■ **Input for this task**:
::::::::::

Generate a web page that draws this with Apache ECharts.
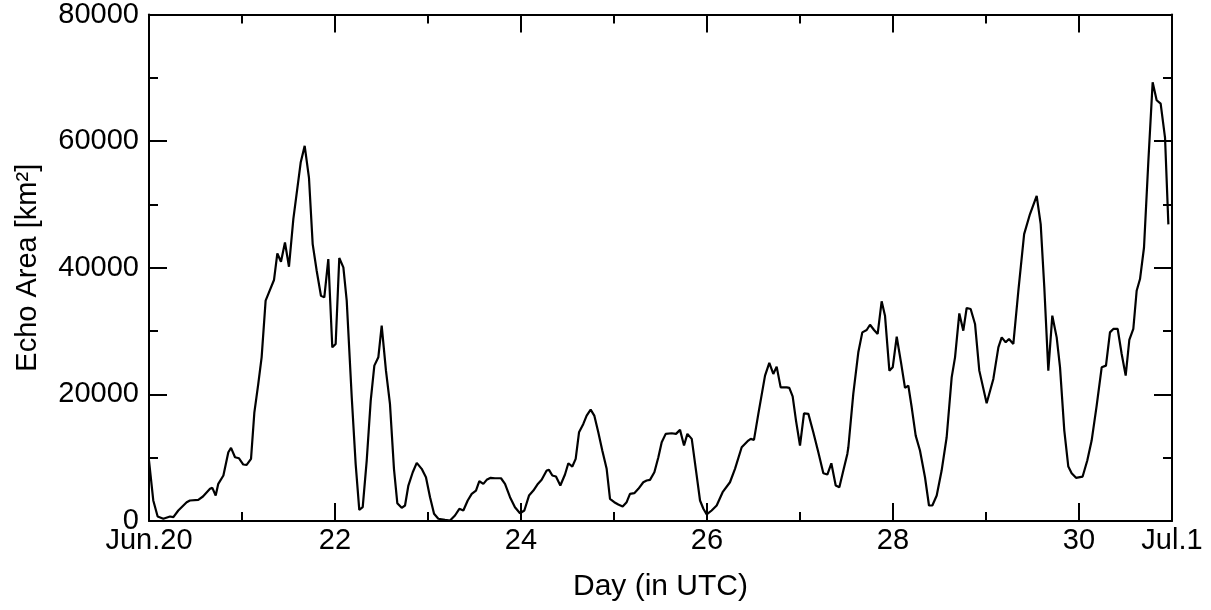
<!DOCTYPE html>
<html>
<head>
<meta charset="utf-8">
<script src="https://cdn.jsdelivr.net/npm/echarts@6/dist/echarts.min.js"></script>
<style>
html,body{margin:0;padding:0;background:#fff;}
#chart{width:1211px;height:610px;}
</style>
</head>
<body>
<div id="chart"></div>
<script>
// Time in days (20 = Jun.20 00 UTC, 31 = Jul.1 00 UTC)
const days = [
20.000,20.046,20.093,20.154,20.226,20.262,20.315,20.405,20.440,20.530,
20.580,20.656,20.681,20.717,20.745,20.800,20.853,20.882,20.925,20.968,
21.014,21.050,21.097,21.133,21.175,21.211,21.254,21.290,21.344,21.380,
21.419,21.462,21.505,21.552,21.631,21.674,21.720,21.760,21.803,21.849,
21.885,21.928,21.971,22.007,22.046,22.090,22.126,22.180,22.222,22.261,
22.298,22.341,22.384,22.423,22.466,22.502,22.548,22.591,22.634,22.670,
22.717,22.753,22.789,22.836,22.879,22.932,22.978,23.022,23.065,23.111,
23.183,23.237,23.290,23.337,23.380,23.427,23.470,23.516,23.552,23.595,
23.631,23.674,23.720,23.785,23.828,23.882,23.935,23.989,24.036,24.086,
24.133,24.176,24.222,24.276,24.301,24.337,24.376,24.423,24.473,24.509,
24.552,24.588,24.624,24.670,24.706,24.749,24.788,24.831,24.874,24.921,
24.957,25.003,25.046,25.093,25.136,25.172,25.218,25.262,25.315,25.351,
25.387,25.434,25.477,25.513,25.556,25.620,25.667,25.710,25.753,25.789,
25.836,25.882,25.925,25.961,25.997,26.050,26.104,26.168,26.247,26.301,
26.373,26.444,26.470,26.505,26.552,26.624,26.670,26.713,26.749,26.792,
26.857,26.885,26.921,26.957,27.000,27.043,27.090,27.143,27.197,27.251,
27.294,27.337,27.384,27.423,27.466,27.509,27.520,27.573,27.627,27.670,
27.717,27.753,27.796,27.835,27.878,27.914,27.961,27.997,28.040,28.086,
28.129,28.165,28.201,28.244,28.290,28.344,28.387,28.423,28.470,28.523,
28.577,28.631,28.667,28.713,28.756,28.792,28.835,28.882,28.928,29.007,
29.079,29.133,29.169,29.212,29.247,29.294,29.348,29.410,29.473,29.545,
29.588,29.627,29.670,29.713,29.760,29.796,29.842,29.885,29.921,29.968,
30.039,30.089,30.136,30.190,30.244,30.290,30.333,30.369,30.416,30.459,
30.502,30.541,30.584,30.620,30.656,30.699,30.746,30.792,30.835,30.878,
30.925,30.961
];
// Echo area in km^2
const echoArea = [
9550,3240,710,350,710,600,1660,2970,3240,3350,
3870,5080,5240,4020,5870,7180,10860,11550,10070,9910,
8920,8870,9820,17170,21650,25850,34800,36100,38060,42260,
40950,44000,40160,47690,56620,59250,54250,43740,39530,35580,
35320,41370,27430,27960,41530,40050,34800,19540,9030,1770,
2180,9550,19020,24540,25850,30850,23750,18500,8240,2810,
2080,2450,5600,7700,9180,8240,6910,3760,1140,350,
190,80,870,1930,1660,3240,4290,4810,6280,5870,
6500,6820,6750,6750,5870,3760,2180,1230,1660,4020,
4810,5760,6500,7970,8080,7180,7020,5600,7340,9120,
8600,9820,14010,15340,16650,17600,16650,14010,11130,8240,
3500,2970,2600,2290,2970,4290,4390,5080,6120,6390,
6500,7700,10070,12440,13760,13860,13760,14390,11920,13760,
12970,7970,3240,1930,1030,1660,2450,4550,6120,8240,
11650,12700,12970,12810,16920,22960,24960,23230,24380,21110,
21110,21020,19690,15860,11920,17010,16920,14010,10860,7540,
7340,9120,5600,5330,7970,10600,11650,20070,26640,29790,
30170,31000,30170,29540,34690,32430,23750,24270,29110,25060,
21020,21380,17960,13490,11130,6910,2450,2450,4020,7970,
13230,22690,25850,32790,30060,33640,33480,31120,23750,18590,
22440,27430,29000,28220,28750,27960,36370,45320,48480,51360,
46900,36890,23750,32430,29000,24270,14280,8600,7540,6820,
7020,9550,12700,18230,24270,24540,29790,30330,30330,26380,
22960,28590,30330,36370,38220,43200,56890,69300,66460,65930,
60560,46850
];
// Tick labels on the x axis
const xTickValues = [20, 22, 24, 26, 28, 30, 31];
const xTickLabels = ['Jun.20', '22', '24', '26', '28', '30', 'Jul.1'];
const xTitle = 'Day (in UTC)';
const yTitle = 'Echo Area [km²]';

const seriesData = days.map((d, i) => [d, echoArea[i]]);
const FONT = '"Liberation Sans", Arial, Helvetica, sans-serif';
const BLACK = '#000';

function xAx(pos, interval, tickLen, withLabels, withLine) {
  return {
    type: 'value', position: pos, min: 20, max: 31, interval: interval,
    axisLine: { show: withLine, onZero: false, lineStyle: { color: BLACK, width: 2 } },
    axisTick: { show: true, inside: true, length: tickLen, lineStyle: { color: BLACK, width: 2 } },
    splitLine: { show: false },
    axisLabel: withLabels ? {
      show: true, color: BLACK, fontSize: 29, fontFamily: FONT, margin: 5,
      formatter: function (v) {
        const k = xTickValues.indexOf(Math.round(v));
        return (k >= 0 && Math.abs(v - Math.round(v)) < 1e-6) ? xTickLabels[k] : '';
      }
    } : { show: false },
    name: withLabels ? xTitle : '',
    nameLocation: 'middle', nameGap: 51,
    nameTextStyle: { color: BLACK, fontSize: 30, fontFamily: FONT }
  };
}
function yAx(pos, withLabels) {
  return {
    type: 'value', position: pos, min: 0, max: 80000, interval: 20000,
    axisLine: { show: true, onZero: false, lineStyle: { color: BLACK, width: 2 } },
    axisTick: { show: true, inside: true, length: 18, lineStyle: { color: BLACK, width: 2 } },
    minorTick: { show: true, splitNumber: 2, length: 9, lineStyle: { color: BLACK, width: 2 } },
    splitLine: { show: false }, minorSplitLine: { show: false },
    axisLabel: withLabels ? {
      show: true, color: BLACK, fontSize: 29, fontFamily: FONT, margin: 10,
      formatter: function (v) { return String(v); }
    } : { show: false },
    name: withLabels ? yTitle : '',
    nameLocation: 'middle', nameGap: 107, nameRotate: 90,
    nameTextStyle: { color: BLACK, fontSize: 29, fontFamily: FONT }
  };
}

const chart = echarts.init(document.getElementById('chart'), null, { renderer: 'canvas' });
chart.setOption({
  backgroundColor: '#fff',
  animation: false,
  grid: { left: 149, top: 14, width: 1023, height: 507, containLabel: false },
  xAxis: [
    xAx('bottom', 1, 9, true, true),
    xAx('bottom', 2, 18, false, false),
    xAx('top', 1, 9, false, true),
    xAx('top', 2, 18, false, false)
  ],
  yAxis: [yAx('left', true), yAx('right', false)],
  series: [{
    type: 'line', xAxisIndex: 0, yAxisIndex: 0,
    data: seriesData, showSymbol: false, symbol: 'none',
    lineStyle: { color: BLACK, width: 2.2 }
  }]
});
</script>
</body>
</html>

::::::::::

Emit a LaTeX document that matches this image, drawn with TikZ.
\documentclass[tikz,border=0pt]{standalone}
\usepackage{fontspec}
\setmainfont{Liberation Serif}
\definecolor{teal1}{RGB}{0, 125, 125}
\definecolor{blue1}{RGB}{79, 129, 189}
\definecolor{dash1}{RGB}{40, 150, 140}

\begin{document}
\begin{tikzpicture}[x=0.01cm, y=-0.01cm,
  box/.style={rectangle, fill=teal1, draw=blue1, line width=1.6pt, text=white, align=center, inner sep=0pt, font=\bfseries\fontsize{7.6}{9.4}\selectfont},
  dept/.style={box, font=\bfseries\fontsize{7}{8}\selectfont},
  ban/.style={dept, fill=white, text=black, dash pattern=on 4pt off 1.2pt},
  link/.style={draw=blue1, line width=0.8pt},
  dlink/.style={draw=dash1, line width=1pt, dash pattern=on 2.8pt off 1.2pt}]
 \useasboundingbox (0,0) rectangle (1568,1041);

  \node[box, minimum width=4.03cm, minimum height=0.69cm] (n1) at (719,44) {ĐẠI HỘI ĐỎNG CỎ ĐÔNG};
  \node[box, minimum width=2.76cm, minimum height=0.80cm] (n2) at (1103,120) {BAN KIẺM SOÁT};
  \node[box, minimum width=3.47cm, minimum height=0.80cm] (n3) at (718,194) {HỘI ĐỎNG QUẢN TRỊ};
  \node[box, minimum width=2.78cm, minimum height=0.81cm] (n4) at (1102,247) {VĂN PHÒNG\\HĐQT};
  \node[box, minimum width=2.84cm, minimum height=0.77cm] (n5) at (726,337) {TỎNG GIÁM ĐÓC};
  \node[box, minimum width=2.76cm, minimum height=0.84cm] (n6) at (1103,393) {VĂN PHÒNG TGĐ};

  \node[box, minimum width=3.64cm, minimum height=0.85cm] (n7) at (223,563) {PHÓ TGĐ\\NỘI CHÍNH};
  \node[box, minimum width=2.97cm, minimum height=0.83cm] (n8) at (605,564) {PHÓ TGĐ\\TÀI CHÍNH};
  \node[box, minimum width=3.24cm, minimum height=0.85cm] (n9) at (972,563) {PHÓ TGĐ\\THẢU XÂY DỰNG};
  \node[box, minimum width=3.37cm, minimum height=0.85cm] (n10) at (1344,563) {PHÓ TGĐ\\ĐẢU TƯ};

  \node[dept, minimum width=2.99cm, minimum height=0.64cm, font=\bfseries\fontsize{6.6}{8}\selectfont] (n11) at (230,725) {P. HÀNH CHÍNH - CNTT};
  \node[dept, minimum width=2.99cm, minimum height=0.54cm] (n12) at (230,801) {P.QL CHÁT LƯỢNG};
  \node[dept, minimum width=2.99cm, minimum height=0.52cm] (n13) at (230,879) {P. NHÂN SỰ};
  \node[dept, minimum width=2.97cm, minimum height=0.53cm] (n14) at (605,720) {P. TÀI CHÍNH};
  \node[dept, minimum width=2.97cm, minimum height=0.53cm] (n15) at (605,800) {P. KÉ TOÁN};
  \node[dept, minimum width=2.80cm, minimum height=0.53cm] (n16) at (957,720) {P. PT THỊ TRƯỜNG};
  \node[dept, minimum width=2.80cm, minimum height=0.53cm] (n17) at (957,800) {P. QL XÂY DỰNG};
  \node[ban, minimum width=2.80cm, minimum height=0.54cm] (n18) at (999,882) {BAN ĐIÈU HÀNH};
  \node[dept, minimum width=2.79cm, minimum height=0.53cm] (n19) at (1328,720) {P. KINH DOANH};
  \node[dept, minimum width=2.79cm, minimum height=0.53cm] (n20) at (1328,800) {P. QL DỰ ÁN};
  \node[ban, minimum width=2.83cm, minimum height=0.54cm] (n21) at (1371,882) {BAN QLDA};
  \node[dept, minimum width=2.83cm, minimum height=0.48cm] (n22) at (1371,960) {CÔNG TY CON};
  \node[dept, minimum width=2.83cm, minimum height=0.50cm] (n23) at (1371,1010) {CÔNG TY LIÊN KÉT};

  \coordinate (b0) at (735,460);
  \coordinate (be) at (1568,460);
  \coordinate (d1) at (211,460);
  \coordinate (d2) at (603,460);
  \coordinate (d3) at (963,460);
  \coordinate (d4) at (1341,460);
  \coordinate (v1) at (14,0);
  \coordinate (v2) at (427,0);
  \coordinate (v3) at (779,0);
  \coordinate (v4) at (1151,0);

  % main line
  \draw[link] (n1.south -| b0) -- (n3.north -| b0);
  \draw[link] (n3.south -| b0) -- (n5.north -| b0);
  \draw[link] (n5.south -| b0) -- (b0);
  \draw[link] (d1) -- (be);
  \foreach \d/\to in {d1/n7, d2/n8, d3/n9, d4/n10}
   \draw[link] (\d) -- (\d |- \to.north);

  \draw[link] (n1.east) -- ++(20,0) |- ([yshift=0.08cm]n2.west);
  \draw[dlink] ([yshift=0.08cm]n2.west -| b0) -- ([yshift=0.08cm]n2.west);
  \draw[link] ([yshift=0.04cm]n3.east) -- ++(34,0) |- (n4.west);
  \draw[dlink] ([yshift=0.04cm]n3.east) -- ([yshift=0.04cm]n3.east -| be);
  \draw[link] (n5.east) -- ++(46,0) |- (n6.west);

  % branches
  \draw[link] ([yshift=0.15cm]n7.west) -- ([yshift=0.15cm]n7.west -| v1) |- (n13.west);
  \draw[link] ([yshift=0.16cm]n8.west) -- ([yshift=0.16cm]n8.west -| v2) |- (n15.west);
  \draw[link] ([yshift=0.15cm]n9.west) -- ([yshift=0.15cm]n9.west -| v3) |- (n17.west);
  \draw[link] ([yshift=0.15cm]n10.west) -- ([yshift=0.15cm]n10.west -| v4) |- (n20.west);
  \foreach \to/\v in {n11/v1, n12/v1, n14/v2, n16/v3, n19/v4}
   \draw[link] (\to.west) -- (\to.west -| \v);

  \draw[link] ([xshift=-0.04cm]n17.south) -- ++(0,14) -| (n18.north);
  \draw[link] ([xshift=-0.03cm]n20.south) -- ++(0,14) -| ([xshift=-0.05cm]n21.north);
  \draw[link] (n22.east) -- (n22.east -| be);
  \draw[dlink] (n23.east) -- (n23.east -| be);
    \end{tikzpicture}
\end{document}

::::::::::

■ **Short task**: Look through the entries above for the word "that". Copy every line where it shows up.

■ **Answer to the exercise**:
Generate a web page that draws this with Apache ECharts.
Emit a LaTeX document that matches this image, drawn with TikZ.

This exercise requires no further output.